The BEM (mutualised education building) in the École Polytechnique district of the Paris-Saclay campus was inaugurated in December 2023, almost ten years after the competition won by architects Sou Fujimoto, Nicolas Laisné, Manal Rachdi (OXO architectes) and Dimitri Roussel (DREAM). The new learning centre is a 9,000-sq.m and 4-storeys volume, and a 1,000-sq.m fully glazed atrium that relocates the entrance to the École Polytechnique, of which the BEM is an extension, to the future entrance to the campus, to be inaugurated with the opening of the future metro station, scheduled for 2026.
This project is not just an urban piece in a campus struggling to find its balance. Above all, it was an opportunity for its architects to embody their thoughts on teaching. “In a traditional classroom, teaching is unidirectional. We respected the competition guidelines, but it was important for us to go beyond the program and propose places where multidirectional teaching is possible”, emphasises Sou Fujimoto. In the atrium, nestled between the floating circulations, four flights of wooden bleachers: “spontaneous amphitheatres”, words of the architects, wide open, for exchanging and working together without being compartmentalised, either by curricula or by the walls of a classroom. To ensure that the space is not just used for passing through, and to encourage students and researchers to stop by, the architects have turned it into a “mild climate space”, combining eight trees planted in the open ground with an automatic louvers system connected to a probe measuring humidity and temperature.
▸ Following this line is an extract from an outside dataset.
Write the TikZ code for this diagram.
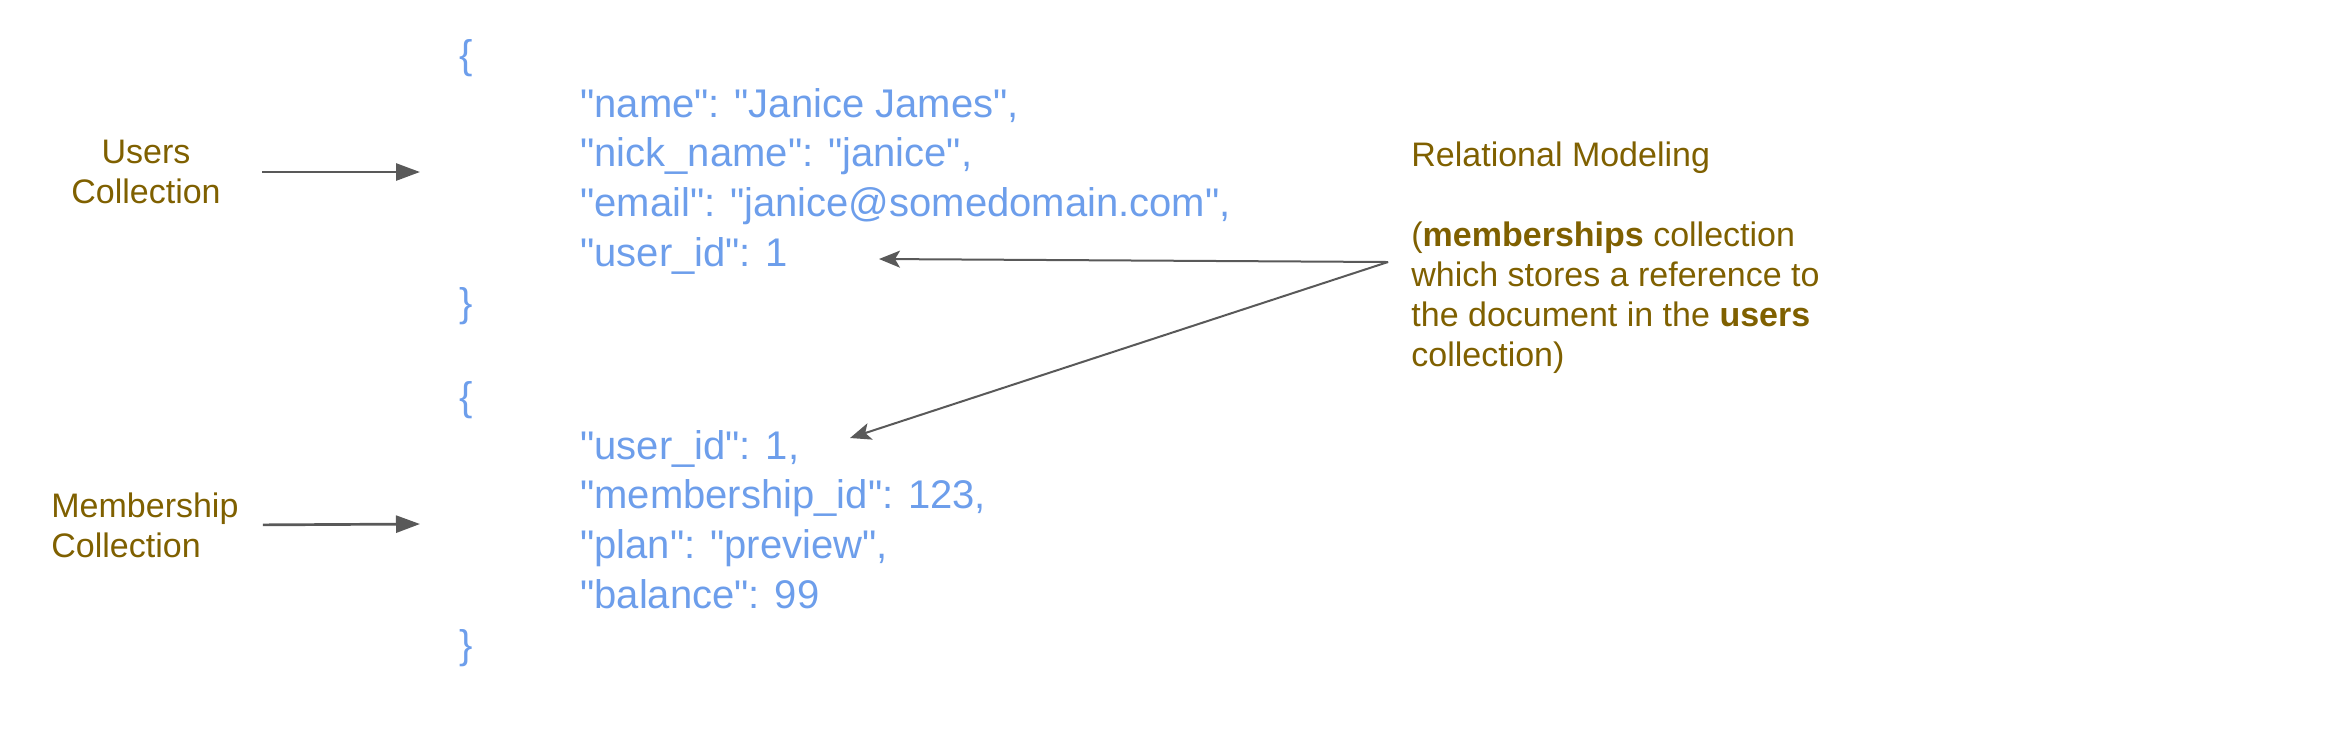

If the introversion is successful, the choice to turn towards an unglamorous exterior has been taken on board by the architects of the BEM. According to Dimitri Roussel, “we need to give Saclay more time to develop a link between all the different buildings. And that means time to develop its public space.” Sou Fujimoto adds: “A building is such a small thing in this changing district. However, by creating an opening to the campus, we hope to make this learning centre one of the good examples of what can be built.” The same can undoubtedly be said of Rem Koolhaas’s École CentraleSupelec or Renzo Piano’s École normale supérieure de Cachan in the Moulon district, at the east of the campus; or Emmanuelle and Laurent Beaudouin’s Lumen Learning Center building, undoubtedly one of the most successful. But at Saclay, the architects’ good intentions don’t seem to be enough to create a “neighbourhood”. To be continued.